● **Source data**
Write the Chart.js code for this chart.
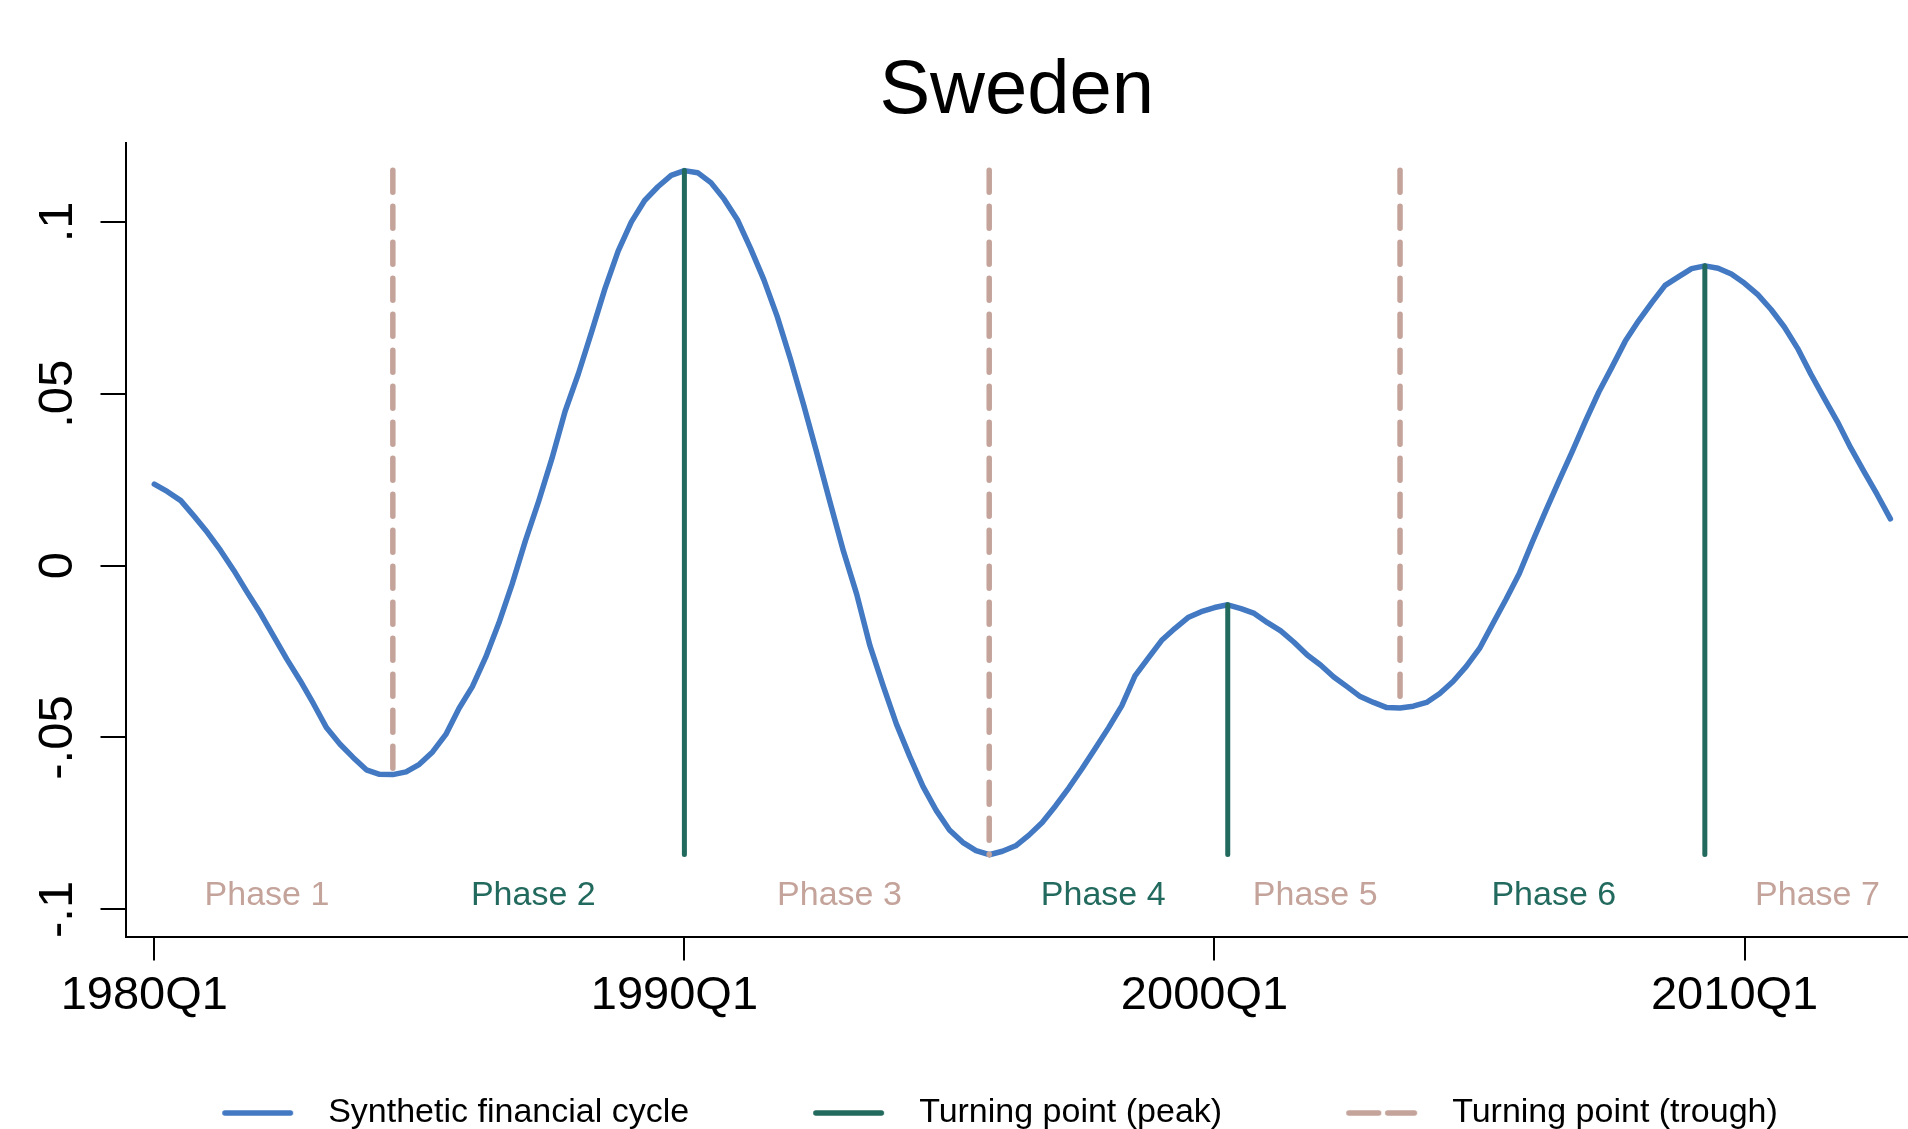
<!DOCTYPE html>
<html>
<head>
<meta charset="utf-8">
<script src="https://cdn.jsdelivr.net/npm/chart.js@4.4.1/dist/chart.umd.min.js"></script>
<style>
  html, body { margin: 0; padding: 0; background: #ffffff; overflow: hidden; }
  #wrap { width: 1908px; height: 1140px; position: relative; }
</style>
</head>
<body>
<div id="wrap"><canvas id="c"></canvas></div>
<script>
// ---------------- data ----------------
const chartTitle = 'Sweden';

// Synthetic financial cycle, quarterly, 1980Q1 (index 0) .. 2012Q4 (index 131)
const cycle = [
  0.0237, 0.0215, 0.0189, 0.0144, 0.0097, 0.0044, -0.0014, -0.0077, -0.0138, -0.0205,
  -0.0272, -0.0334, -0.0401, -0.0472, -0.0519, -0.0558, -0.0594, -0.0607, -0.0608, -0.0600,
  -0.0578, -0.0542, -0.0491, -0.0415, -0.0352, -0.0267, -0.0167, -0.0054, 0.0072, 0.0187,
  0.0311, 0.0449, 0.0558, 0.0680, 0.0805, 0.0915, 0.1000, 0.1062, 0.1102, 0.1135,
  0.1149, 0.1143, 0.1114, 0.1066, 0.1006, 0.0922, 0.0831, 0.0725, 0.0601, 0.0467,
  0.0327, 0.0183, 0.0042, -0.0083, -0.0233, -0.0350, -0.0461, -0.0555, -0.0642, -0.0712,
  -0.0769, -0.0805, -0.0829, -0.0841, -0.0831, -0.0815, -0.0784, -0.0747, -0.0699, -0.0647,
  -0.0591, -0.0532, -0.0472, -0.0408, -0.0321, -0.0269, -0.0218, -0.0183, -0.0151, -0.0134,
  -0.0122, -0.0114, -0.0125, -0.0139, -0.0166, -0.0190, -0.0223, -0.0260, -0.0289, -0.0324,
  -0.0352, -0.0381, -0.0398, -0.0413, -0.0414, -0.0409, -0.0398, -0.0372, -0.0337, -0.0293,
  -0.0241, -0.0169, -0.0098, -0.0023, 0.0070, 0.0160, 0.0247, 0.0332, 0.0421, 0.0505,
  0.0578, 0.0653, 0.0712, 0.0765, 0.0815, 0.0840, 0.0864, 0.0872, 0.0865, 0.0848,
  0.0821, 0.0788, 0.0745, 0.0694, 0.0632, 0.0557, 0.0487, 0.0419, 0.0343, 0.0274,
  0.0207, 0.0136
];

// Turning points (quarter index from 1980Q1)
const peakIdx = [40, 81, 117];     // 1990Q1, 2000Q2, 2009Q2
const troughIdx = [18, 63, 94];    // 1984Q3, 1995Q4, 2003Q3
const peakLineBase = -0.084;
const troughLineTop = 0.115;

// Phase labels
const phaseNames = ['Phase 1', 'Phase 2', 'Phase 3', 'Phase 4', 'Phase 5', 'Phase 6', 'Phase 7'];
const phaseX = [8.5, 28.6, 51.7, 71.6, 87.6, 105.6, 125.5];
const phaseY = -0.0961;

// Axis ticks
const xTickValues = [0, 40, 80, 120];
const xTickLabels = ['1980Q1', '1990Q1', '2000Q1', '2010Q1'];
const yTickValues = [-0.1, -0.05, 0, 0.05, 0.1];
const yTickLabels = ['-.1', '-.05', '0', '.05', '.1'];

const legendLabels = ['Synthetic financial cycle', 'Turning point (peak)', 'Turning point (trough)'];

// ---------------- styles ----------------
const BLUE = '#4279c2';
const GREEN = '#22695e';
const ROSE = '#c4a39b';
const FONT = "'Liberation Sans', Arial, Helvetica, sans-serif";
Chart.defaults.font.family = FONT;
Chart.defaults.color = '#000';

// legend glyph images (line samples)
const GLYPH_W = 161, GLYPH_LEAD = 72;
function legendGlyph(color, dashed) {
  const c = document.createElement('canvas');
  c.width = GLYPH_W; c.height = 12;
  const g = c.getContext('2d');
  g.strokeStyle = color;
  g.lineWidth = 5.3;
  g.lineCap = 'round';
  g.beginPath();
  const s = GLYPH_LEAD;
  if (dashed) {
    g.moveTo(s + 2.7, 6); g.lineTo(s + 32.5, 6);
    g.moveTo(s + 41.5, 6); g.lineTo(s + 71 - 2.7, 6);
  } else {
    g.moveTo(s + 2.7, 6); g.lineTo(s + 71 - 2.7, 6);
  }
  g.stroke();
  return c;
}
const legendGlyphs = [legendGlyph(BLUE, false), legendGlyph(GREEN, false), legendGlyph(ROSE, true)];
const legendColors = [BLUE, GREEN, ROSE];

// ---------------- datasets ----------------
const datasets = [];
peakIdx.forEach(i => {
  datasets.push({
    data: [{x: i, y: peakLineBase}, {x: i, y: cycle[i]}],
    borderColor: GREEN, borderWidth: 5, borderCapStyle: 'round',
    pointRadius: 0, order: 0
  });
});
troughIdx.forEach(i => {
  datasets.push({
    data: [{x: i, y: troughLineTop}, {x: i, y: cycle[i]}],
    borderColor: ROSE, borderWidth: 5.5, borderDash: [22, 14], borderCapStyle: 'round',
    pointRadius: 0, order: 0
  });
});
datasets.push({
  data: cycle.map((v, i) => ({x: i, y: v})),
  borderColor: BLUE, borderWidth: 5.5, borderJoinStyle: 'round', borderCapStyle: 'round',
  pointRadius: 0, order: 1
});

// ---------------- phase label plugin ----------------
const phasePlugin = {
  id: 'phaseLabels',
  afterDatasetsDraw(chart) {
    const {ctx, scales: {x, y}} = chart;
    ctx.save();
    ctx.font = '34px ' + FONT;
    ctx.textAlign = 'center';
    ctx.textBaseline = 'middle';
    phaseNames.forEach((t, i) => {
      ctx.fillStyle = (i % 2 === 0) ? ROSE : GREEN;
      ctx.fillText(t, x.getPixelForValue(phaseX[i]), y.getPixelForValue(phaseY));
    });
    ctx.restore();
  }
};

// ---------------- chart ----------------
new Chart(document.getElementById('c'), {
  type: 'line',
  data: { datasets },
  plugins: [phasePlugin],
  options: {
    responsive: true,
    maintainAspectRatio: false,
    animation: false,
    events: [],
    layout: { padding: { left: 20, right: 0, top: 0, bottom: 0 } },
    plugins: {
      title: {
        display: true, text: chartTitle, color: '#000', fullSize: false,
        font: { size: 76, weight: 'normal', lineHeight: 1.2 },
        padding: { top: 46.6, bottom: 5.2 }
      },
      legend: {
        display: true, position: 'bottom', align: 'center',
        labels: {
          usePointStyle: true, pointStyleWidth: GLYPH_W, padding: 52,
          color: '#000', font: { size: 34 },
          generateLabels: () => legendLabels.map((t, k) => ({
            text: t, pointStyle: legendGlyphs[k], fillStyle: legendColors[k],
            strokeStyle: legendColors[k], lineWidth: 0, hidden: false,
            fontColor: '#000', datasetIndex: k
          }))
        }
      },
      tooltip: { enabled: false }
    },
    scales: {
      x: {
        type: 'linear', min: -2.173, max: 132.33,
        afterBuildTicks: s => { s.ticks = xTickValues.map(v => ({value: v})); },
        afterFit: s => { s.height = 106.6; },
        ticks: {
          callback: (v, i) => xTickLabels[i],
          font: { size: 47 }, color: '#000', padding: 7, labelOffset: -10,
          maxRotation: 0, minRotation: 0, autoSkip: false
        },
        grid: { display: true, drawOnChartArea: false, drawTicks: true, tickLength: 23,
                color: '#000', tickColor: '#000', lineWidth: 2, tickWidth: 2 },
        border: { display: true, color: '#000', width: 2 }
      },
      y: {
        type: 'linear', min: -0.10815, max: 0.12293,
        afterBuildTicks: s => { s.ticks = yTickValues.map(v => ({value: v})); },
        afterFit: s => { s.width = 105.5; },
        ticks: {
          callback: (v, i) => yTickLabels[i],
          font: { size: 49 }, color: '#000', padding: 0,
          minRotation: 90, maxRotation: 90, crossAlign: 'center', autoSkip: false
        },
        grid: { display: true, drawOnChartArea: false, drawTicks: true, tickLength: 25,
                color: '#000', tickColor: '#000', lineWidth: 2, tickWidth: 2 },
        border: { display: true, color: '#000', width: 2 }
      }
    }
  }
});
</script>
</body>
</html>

● **Written task**
Please extract exactly the lines of the data, from the first through the line containing "const chartTitle = 'Sweden';", and add no pictures to the copy.

● **The answer**
Write the Chart.js code for this chart.
<!DOCTYPE html>
<html>
<head>
<meta charset="utf-8">
<script src="https://cdn.jsdelivr.net/npm/chart.js@4.4.1/dist/chart.umd.min.js"></script>
<style>
  html, body { margin: 0; padding: 0; background: #ffffff; overflow: hidden; }
  #wrap { width: 1908px; height: 1140px; position: relative; }
</style>
</head>
<body>
<div id="wrap"><canvas id="c"></canvas></div>
<script>
// ---------------- data ----------------
const chartTitle = 'Sweden';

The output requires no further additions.